▶ _To do_
Reproduce every line in the listing that contains the word "this".

▶ _Material provided_
+++++

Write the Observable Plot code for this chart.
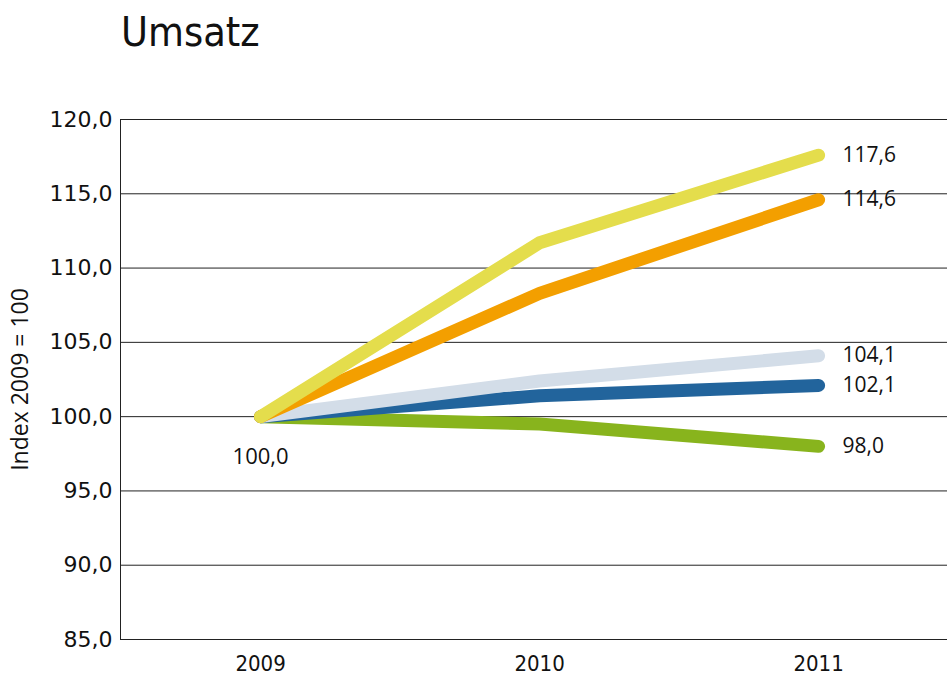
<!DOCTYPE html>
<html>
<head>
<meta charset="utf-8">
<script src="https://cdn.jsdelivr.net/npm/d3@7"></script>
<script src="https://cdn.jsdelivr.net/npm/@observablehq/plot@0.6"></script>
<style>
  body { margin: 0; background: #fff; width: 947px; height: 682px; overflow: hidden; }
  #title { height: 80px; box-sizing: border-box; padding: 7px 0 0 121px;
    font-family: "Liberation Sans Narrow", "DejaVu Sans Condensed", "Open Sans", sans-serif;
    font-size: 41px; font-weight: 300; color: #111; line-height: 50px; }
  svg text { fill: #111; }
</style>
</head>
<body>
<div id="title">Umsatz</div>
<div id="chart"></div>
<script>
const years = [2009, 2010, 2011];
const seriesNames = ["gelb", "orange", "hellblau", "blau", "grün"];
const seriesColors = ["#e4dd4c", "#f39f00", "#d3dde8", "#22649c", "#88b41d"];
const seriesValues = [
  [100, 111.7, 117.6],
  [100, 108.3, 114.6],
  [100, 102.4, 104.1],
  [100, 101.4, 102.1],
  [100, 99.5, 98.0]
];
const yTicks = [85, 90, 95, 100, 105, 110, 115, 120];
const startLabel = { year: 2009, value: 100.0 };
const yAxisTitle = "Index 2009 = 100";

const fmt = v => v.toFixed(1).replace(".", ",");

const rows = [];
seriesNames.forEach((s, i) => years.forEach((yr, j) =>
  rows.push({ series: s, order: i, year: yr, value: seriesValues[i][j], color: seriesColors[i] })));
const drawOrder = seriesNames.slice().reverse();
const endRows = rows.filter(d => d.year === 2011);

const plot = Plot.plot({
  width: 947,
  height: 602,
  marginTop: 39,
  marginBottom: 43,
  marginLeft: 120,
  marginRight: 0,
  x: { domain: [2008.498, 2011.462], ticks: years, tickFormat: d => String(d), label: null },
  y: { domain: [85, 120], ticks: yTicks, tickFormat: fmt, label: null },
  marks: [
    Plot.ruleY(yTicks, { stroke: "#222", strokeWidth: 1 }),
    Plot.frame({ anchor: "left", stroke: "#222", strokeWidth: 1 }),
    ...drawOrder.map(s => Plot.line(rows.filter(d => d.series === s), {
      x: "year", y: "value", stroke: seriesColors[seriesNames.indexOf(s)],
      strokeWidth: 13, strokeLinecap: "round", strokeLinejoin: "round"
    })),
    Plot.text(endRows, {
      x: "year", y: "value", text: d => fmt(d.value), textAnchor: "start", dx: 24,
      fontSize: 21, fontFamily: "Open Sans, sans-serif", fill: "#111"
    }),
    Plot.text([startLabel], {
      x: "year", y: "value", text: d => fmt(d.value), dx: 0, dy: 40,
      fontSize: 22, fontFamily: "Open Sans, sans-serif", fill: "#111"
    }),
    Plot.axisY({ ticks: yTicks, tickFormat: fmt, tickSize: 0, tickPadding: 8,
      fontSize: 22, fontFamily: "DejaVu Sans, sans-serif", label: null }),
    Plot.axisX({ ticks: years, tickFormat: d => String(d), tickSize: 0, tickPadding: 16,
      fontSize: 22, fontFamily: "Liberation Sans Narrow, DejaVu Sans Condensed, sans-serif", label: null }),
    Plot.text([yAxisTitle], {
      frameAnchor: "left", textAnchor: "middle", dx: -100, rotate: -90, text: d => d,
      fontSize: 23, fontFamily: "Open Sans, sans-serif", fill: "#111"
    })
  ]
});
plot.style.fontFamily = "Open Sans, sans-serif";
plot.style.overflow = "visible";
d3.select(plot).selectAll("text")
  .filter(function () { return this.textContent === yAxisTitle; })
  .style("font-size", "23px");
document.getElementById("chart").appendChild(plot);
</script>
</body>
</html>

+++++

▶ _Solution below_
Write the Observable Plot code for this chart.
  .filter(function () { return this.textContent === yAxisTitle; })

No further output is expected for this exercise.